This thing is a disaster at so many levels. First let's tackle the instant (immediate) case.
The fundamental rules being broken here are that: every hot must travel in the same cable with its partner neutral, hots cannot use neutrals from different circuits, and hot, neutral and ground must be sourced from the same (sub)panel. **
There are two radically different approaches to fixing this, assuming the main panel is full. Both of them involve a favorite trick of mine: putting a large steel junction box smewhere appropriate (usually quite near near the panel, with a <2' short run of EMT conduit into the panel). Site the junction box so all the cables can make it with their existing length.
Approach 1, pull the 2 circuits in question out of the main panel, and terminate them in this junction box. Then, double back from the subpanel with two runs of /2 Romex of appropriate AWG, bringing that also to the junction box. Splice their hot-neutral-ground all separate, except for grounds which can be a big clump with a ground pigtail from the junction box. The junction box is now the subpanel's grounding system, but it doesn't matter if the EMT also provides a grounding path, since you also grounded the subpanel.**
approach 2: find two other circuits or one 240V circuit now landed in the main panel, which lend themselves to be easily rerouted to the subpanel. Again you can use an intermediate junction box, but the box must remain accessible. Now, with two breaker spots freed in the main panel, move your two problem circuits back to the main panel.
On the subpanel, you see that Romex flopping around wingle-wangly. Nope. Staple that stuff properly, find a way to use any extra length or shorten it in the panel**, and if its already too short, either put some lumber there for it to run along, or junction box/splice/extension.
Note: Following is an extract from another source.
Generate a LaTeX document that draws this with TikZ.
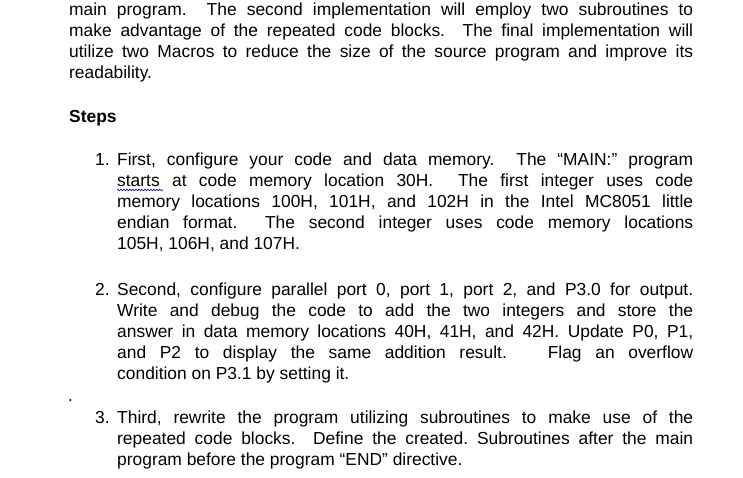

**Related, your subpanel does not have a ground nor ground-neutral separation, but that's a pretty easy fix. Buy and install two ground bars that are correct for that panel (get these at a REAL electrical supply house which sells that panel type, GE Q line?) one at the top, one at the bottom, so all the ground wires will reach. Move 'em to the ground bars. Remove any neutral-ground bonding straps or green screws on the neutral rail. Then, get some probably #4 bare ground wire and run it from the main panel to the sub. It is legal to retrofit grounds in this way. There may be a way to weasel out of this using Code grandfathering, but it's easy and cheap to do it, using the routing the blacks are now using. The dusty old neutral bar and shiny new ground bar will impress the inspector.